Take a BWT of Word8s and generate the FM-index (FMIndexB).

bytestringBWTToFMIndexB :: BWTMatrix Word8 -> BWT Word8 -> FMIndexB Source #

Take a BWT of Word8s and generate the FM-index (FMIndexB).

textBWTToFMIndexT :: BWTMatrix Word8 -> TextBWT -> FMIndexT Source #

Take a BWT of Word8s and generate the FM-index (FMIndexB).

bytestringBWTToFMIndexT :: BWTMatrix Word8 -> BWT Word8 -> FMIndexT Source #

Take a BWT of Word8s and generate the FM-index (FMIndexT).

textToFMIndexB :: BWTMatrix Text -> Seq (Maybe Text) -> FMIndexB Source #

Takes a Text and returns the FM-index (FMIndexB).

textToFMIndexT :: BWTMatrix Text -> Seq (Maybe Text) -> FMIndexT Source #

Takes a Text and returns the FM-index (FMIndexT).

From FMIndex functions

bytestringFromBWTFromFMIndexB :: FMIndexB -> ByteString Source #

Helper function for converting a BWTed FMIndexB back to the original ByteString.

bytestringFromBWTFromFMIndexT :: FMIndexT -> ByteString Source #

Helper function for converting a BWTed FMIndexT back to the original ByteString.

textFromBWTFromFMIndexB :: FMIndexB -> Text Source #

Helper function for converting a BWTed FMIndexB back to the original Text.

textFromBWTFromFMIndexT :: FMIndexT -> Text Source #

Helper function for converting a BWTed FMIndexT back to the original Text.

textBWTFromFMIndexT :: FMIndexT -> BWT Text Source #

Takes a FMIndexT and returns the BWT of Texts.

textBWTFromFMIndexB :: FMIndexB -> BWT Text Source #

Takes a FMIndexB and returns the BWT of Texts.

textFromFMIndexB :: FMIndexB -> Seq (Maybe Text) Source #

Takes a FMIndexB and returns the original Seq of Texts.

bytestringFromFMIndexB :: FMIndexB -> Seq (Maybe ByteString) Source #

Takes a FMIndexB and returns the original Seq of ByteStrings.

textFromFMIndexT :: FMIndexT -> Seq (Maybe Text) Source #

Takes a FMIndexT and returns the original Seq of Texts.

bytestringFromFMIndexT :: FMIndexT -> Seq (Maybe ByteString) Source #

Takes a FMIndexT and returns the original Seq of ByteStrings.

Count operations

bytestringFMIndexCountS :: [ByteString] -> ByteString -> Seq (ByteString, CIntB) Source #

Takes a list of pattern(s) of ByteStrings and an input ByteString and returns the number of occurences of the pattern(s) in the input ByteString.

textFMIndexCountS :: [Text] -> Text -> Seq (Text, CIntT) Source #

Takes a list of pattern(s) of Texts and an input Text and returns the number of occurences of the pattern(s) in the input Text.

bytestringFMIndexCountP :: [ByteString] -> ByteString -> Seq (ByteString, CIntB) Source #

Takes a list of pattern(s) of ByteStrings and an input ByteString and returns the number of occurences of the pattern(s) in the input ByteString.

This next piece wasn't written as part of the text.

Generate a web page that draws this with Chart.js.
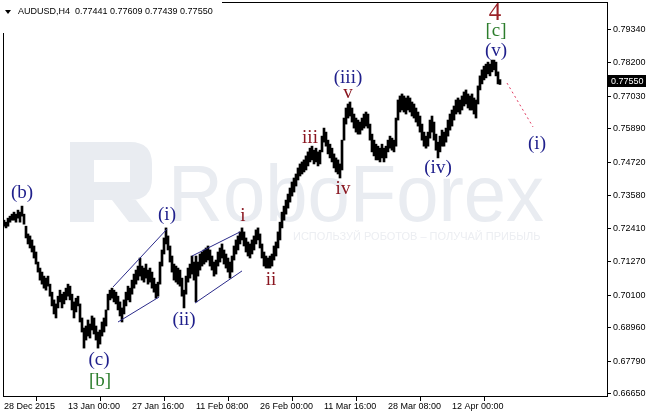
<!DOCTYPE html>
<html>
<head>
<meta charset="utf-8">
<script src="https://cdn.jsdelivr.net/npm/chart.js@4.4.1/dist/chart.umd.min.js"></script>
<style>
  html, body { margin: 0; padding: 0; background: #fff; }
  #wrap { width: 646px; height: 414px; }
</style>
</head>
<body>
<div id="wrap"><canvas id="chart" width="646" height="414"></canvas></div>
<script>
/* ---------- AUDUSD H4 bars ---------- */
const highs = [
  0.7271,0.7264,0.7278,0.7285,0.7292,0.7299,0.7292,0.7306,0.7299,0.7320,
  0.7292,0.7250,0.7223,0.7216,0.7202,0.7181,0.7160,0.7125,0.7104,0.7090,
  0.7076,0.7069,0.7076,0.7048,0.7020,0.6993,0.6979,0.7006,0.7027,0.7013,
  0.7020,0.7034,0.7048,0.7041,0.7013,0.6986,0.6999,0.7006,0.6979,0.6930,
  0.6895,0.6902,0.6923,0.6909,0.6937,0.6930,0.6902,0.6881,0.6888,0.6916,
  0.6930,0.6958,0.7013,0.7027,0.7034,0.7027,0.7020,0.7006,0.6986,0.6965,
  0.6993,0.7020,0.7041,0.7034,0.7062,0.7083,0.7097,0.7111,0.7139,0.7111,
  0.7104,0.7118,0.7097,0.7104,0.7090,0.7069,0.7048,0.7055,0.7125,0.7167,
  0.7209,0.7244,0.7216,0.7181,0.7146,0.7118,0.7111,0.7104,0.7097,0.7069,
  0.7027,0.7076,0.7104,0.7118,0.7146,0.7125,0.7146,0.7125,0.7153,0.7160,
  0.7167,0.7174,0.7181,0.7167,0.7146,0.7125,0.7132,0.7160,0.7174,0.7188,
  0.7167,0.7153,0.7139,0.7125,0.7146,0.7181,0.7202,0.7216,0.7230,0.7244,
  0.7230,0.7209,0.7195,0.7188,0.7202,0.7216,0.7237,0.7244,0.7223,0.7188,
  0.7160,0.7146,0.7139,0.7146,0.7153,0.7181,0.7195,0.7230,0.7264,0.7299,
  0.7320,0.7341,0.7362,0.7383,0.7404,0.7418,0.7432,0.7453,0.7467,0.7474,
  0.7481,0.7495,0.7509,0.7522,0.7529,0.7515,0.7522,0.7509,0.7515,0.7564,
  0.7592,0.7578,0.7550,0.7536,0.7522,0.7502,0.7488,0.7481,0.7467,0.7550,
  0.7627,0.7662,0.7676,0.7683,0.7662,0.7641,0.7627,0.7620,0.7613,0.7627,
  0.7641,0.7648,0.7641,0.7606,0.7571,0.7550,0.7536,0.7529,0.7522,0.7536,
  0.7522,0.7529,0.7550,0.7564,0.7557,0.7550,0.7627,0.7690,0.7704,0.7711,
  0.7704,0.7697,0.7704,0.7697,0.7683,0.7676,0.7662,0.7648,0.7634,0.7606,
  0.7578,0.7564,0.7578,0.7620,0.7634,0.7613,0.7571,0.7543,0.7564,0.7585,
  0.7578,0.7592,0.7620,0.7641,0.7655,0.7669,0.7690,0.7697,0.7690,0.7704,
  0.7718,0.7725,0.7711,0.7704,0.7711,0.7697,0.7690,0.7739,0.7774,0.7795,
  0.7808,0.7815,0.7822,0.7815,0.7829,0.7829,0.7822,0.7788,0.7761
];
const lows = [
  0.7250,0.7244,0.7250,0.7264,0.7271,0.7271,0.7264,0.7278,0.7264,0.7285,
  0.7257,0.7209,0.7188,0.7174,0.7160,0.7139,0.7118,0.7090,0.7062,0.7048,
  0.7034,0.7027,0.7041,0.7006,0.6972,0.6944,0.6930,0.6965,0.6986,0.6965,
  0.6979,0.6993,0.7006,0.6993,0.6958,0.6930,0.6951,0.6972,0.6916,0.6881,
  0.6825,0.6853,0.6867,0.6860,0.6888,0.6874,0.6853,0.6825,0.6839,0.6867,
  0.6881,0.6902,0.6958,0.6993,0.6999,0.6986,0.6979,0.6958,0.6937,0.6916,
  0.6944,0.6972,0.6993,0.6986,0.7013,0.7034,0.7048,0.7062,0.7076,0.7062,
  0.7055,0.7069,0.7048,0.7055,0.7034,0.7020,0.6999,0.7006,0.7048,0.7111,
  0.7153,0.7188,0.7167,0.7125,0.7090,0.7062,0.7055,0.7048,0.7041,0.7006,
  0.6965,0.7013,0.7055,0.7069,0.7083,0.7062,0.6986,0.7076,0.7097,0.7111,
  0.7118,0.7125,0.7132,0.7111,0.7097,0.7076,0.7083,0.7111,0.7125,0.7139,
  0.7118,0.7104,0.7090,0.7069,0.7090,0.7132,0.7153,0.7167,0.7188,0.7202,
  0.7181,0.7160,0.7146,0.7139,0.7153,0.7167,0.7188,0.7202,0.7174,0.7139,
  0.7111,0.7104,0.7104,0.7104,0.7111,0.7132,0.7146,0.7174,0.7202,0.7244,
  0.7271,0.7292,0.7313,0.7334,0.7355,0.7369,0.7390,0.7411,0.7425,0.7432,
  0.7439,0.7446,0.7460,0.7474,0.7481,0.7467,0.7474,0.7460,0.7467,0.7509,
  0.7543,0.7529,0.7502,0.7488,0.7474,0.7453,0.7439,0.7432,0.7418,0.7446,
  0.7550,0.7606,0.7627,0.7634,0.7613,0.7592,0.7578,0.7571,0.7571,0.7585,
  0.7592,0.7599,0.7592,0.7550,0.7509,0.7495,0.7481,0.7481,0.7474,0.7488,
  0.7474,0.7488,0.7509,0.7522,0.7515,0.7509,0.7529,0.7620,0.7648,0.7655,
  0.7648,0.7641,0.7655,0.7648,0.7634,0.7627,0.7613,0.7599,0.7578,0.7550,
  0.7529,0.7522,0.7529,0.7557,0.7578,0.7550,0.7515,0.7488,0.7509,0.7529,
  0.7529,0.7543,0.7564,0.7585,0.7599,0.7620,0.7641,0.7648,0.7641,0.7655,
  0.7669,0.7676,0.7662,0.7655,0.7655,0.7641,0.7627,0.7676,0.7725,0.7746,
  0.7760,0.7767,0.7781,0.7774,0.7788,0.7795,0.7774,0.7746,0.7744
];
const ohlcLast = [0.77441, 0.77609, 0.77439, 0.77550];

const slotCount  = 302;                       // bars incl. empty shift area
const timeTicks  = [0, 32, 64, 96, 128, 160, 192, 224];
const timeLabels = ['28 Dec 2015','13 Jan 00:00','27 Jan 16:00','11 Feb 08:00',
                    '26 Feb 00:00','11 Mar 16:00','28 Mar 08:00','12 Apr 00:00'];
const priceTicks = [0.79340,0.78200,0.77030,0.75890,0.74720,0.73580,
                    0.72410,0.71270,0.70100,0.68960,0.67790,0.66650];

/* ---------- Elliott wave markup (bar index, price) ---------- */
const NAVY = '#20208c', MAROON = '#8a1620', GREEN = '#2c7d2c';
const waveLabels = [
  { t: '(b)',   i: 9,     p: 0.7366, c: NAVY },
  { t: '(c)',   i: 47.5,  p: 0.6784, c: NAVY },
  { t: '[b]',   i: 48,    p: 0.6710, c: GREEN },
  { t: '(i)',   i: 81.5,  p: 0.7289, c: NAVY },
  { t: '(ii)',  i: 90,    p: 0.6923, c: NAVY },
  { t: 'i',     i: 119.5, p: 0.7286, c: MAROON },
  { t: 'ii',    i: 133.5, p: 0.7062, c: MAROON },
  { t: 'iii',   i: 153,   p: 0.7558, c: MAROON },
  { t: 'iv',    i: 169.5, p: 0.7380, c: MAROON },
  { t: 'v',     i: 172,   p: 0.7714, c: MAROON },
  { t: '(iii)', i: 172,   p: 0.7767, c: NAVY },
  { t: '(iv)',  i: 217,   p: 0.7453, c: NAVY },
  { t: '(v)',   i: 246,   p: 0.7861, c: NAVY },
  { t: '[c]',   i: 246,   p: 0.7931, c: GREEN },
  { t: '(i)',   i: 266.5, p: 0.7537, c: NAVY }
];
const channelLines = [
  [54.5, 0.7038, 81.5, 0.7240],
  [57,   0.6916, 77.5, 0.7003],
  [94,   0.7146, 118,  0.7230],
  [95.5, 0.6982, 119,  0.7094]
];
const forecastLine = [251.5, 0.7749, 264.5, 0.7596];

const labels = Array.from({ length: slotCount }, (_, i) => {
  const k = timeTicks.indexOf(i);
  return k >= 0 ? timeLabels[k] : '';
});
const bars = highs.map((h, i) => [lows[i], h]);

const UI_FONT = '"Liberation Sans", Arial, sans-serif';
const SERIF = '"Liberation Serif", "Times New Roman", serif';

/* ---------- Watermark + overlays ---------- */
const overlay = {
  id: 'overlay',
  beforeDatasetsDraw(chart) {
    const ctx = chart.ctx;
    ctx.save();
    ctx.fillStyle = '#e9ecf1';
    // R logo block
    ctx.beginPath();
    ctx.moveTo(70, 142);
    ctx.lineTo(130, 142);
    ctx.quadraticCurveTo(152, 142, 152, 164);
    ctx.lineTo(152, 178);
    ctx.quadraticCurveTo(152, 200, 130, 200);
    ctx.lineTo(94, 200);
    ctx.lineTo(94, 222);
    ctx.lineTo(70, 222);
    ctx.closePath();
    ctx.moveTo(94, 160);
    ctx.lineTo(94, 182);
    ctx.lineTo(130, 182);
    ctx.lineTo(130, 160);
    ctx.closePath();
    ctx.fill('evenodd');
    ctx.beginPath();
    ctx.moveTo(112, 200); ctx.lineTo(136, 200); ctx.lineTo(153, 222); ctx.lineTo(129, 222);
    ctx.closePath();
    ctx.fill();
    ctx.font = '80px ' + UI_FONT;
    ctx.textBaseline = 'alphabetic';
    ctx.textAlign = 'left';
    ctx.fillText('RoboForex', 168, 221, 376);
    ctx.fillStyle = '#eceef2';
    ctx.font = '11px ' + UI_FONT;
    ctx.fillText('ИСПОЛЬЗУЙ РОБОТОВ – ПОЛУЧАЙ ПРИБЫЛЬ', 293, 240, 255);
    ctx.restore();
  },
  afterDraw(chart) {
    const ctx = chart.ctx, xs = chart.scales.x, ys = chart.scales.y;
    const a = chart.chartArea;
    const X = v => xs.getPixelForValue(v), Y = v => ys.getPixelForValue(v);
    ctx.save();

    // channel lines
    ctx.strokeStyle = '#2a2a8a';
    ctx.lineWidth = 1;
    channelLines.forEach(l => {
      ctx.beginPath();
      ctx.moveTo(X(l[0]), Y(l[1]));
      ctx.lineTo(X(l[2]), Y(l[3]));
      ctx.stroke();
    });
    // forecast dotted line
    ctx.strokeStyle = '#e0385e';
    ctx.setLineDash([2, 3]);
    ctx.beginPath();
    ctx.moveTo(X(forecastLine[0]), Y(forecastLine[1]));
    ctx.lineTo(X(forecastLine[2]), Y(forecastLine[3]));
    ctx.stroke();
    ctx.setLineDash([]);

    // wave labels
    ctx.textAlign = 'center';
    ctx.textBaseline = 'middle';
    waveLabels.forEach(w => {
      ctx.font = '19px ' + SERIF;
      ctx.fillStyle = w.c;
      ctx.fillText(w.t, X(w.i), Y(w.p));
    });
    ctx.font = '25px ' + SERIF;
    ctx.fillStyle = '#9a2228';
    ctx.fillText('4', X(245.5), Y(0.7990));

    // frame
    ctx.strokeStyle = '#000';
    ctx.strokeRect(a.left + 0.5, a.top - 0.5, a.right - a.left, a.bottom - a.top);

    // title box
    ctx.fillStyle = '#fff';
    ctx.fillRect(0, 0, 222, 33);
    ctx.fillStyle = '#000';
    ctx.beginPath();
    ctx.moveTo(5, 10); ctx.lineTo(11, 10); ctx.lineTo(8, 14); ctx.closePath();
    ctx.fill();
    ctx.font = '9px ' + UI_FONT;
    ctx.textAlign = 'left';
    ctx.textBaseline = 'middle';
    ctx.fillText('AUDUSD,H4  ' + ohlcLast.map(v => v.toFixed(5)).join(' '), 18, 12);

    // current price marker
    const py = Math.round(Y(ohlcLast[3]));
    ctx.fillStyle = '#000';
    ctx.fillRect(a.right + 1, py - 6, 646 - a.right, 12);
    ctx.fillStyle = '#fff';
    ctx.fillText(ohlcLast[3].toFixed(5), a.right + 4, py + 0.5);
    ctx.restore();
  }
};

new Chart(document.getElementById('chart'), {
  type: 'bar',
  data: {
    labels,
    datasets: [{
      data: bars,
      backgroundColor: '#000',
      borderWidth: 0,
      barPercentage: 1,
      categoryPercentage: 1
    }]
  },
  options: {
    responsive: false,
    animation: false,
    devicePixelRatio: 1,
    layout: { padding: { left: 3, top: 3 } },
    plugins: { legend: { display: false }, tooltip: { enabled: false } },
    scales: {
      x: {
        afterBuildTicks: s => { s.ticks = timeTicks.map(v => ({ value: v })); },
        afterFit: s => { s.height = 17; s.paddingLeft = 0; s.paddingRight = 0; },
        grid: { drawOnChartArea: false, drawTicks: true, tickLength: 4, color: '#000', offset: true },
        border: { display: false },
        ticks: {
          autoSkip: false, maxRotation: 0, minRotation: 0, align: 'start', padding: 0,
          color: '#000', font: { family: UI_FONT, size: 9 }
        }
      },
      y: {
        position: 'right',
        min: 0.66545,
        max: 0.80281,
        afterBuildTicks: s => { s.ticks = priceTicks.map(v => ({ value: v })); },
        afterFit: s => { s.width = 39; s.paddingTop = 0; s.paddingBottom = 0; },
        grid: { drawOnChartArea: false, drawTicks: true, tickLength: 4, color: '#000' },
        border: { display: false },
        ticks: {
          padding: 2, color: '#000', font: { family: UI_FONT, size: 9 },
          callback: v => v.toFixed(5)
        }
      }
    }
  },
  plugins: [overlay]
});
</script>
</body>
</html>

Parallelized over all availible cores.

textFMIndexCountP :: [Text] -> Text -> Seq (Text, CIntT) Source #

Takes a list of pattern(s) of Texts and an input Text and returns the number of occurences of the pattern(s) in the input Text. Parallelized over all availible cores.

Locate operations

bytestringFMIndexLocateS :: [ByteString] -> ByteString -> Seq (ByteString, LIntB) Source #

Takes a list of pattern(s) of ByteStrings and an input ByteString and returns the indexe(s) of occurences of the pattern(s) in the input ByteString. The output indices are 1-based, and are not sorted.

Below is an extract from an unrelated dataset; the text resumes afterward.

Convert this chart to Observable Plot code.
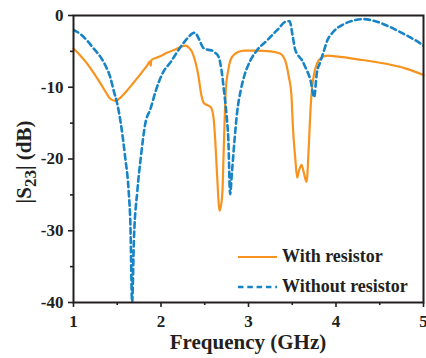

textFMIndexLocateS :: [Text] -> Text -> Seq (Text, LIntT) Source #

Takes a list of pattern(s) of Texts and an input Text and returns the indexe(s) of occurences of the pattern(s) in the input Text. The output indices are 1-based, and are not sorted.

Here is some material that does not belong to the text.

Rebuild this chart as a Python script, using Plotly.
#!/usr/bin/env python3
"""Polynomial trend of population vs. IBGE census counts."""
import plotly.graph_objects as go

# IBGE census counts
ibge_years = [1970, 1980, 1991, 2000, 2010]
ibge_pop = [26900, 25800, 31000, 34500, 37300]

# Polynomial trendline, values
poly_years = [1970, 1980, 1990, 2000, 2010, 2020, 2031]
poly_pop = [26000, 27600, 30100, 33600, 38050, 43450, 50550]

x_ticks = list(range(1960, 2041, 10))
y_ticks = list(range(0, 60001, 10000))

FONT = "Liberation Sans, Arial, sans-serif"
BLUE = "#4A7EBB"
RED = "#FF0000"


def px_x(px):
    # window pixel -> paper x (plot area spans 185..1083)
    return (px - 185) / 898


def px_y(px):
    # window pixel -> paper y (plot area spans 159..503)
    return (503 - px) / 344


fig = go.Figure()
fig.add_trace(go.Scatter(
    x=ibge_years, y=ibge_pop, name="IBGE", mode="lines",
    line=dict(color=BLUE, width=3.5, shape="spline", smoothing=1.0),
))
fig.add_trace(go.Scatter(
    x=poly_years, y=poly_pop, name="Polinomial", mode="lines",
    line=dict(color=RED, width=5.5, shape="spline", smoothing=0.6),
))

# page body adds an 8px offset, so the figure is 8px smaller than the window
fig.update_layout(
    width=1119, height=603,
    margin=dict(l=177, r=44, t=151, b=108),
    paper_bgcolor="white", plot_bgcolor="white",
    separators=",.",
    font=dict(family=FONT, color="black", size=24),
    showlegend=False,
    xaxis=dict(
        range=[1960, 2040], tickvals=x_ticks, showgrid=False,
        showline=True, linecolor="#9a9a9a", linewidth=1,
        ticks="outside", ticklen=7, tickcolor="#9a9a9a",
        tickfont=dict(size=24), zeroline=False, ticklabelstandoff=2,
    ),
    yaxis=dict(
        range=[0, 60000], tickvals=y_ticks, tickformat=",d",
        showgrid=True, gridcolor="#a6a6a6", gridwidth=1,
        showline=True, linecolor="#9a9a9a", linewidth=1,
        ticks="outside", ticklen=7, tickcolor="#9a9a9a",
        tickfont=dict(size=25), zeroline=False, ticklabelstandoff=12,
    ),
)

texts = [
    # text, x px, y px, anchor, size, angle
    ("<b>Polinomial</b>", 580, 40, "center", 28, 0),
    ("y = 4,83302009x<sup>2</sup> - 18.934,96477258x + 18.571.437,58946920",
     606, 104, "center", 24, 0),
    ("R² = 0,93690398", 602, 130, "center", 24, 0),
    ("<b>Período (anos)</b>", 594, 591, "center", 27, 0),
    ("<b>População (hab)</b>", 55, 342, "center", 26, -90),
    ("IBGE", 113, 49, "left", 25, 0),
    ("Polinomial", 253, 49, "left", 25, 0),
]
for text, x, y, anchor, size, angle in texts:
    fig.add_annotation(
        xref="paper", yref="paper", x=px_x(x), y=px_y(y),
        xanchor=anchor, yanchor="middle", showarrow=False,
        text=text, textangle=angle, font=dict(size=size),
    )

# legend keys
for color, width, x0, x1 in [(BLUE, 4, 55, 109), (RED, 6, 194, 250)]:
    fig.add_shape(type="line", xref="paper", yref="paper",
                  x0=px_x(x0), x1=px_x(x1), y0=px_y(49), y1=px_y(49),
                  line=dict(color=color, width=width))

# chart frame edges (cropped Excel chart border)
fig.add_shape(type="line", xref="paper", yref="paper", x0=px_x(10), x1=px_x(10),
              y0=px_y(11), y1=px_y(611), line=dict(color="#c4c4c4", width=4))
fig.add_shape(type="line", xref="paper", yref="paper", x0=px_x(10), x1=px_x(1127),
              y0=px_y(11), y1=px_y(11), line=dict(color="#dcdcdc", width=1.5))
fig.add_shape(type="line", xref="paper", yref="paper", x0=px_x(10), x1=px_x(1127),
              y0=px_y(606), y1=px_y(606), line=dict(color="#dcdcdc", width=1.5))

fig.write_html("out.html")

bytestringFMIndexLocateP :: [ByteString] -> ByteString -> Seq (ByteString, LIntB) Source #

Takes a list of pattern(s) of ByteStrings and an input ByteString and returns the indexe(s) of occurences of the pattern(s) in the input ByteString. The output indices are 1-based, and are not sorted. Parallelized over all availible cores.

textFMIndexLocateP :: [Text] -> Text -> Seq (Text, LIntT) Source #

Takes a list of pattern(s) of Texts and an input Text and returns the indexe(s) of occurences of the pattern(s) in the input Text. The output indices are 1-based, and are not sorted. Parallelized over all availible cores.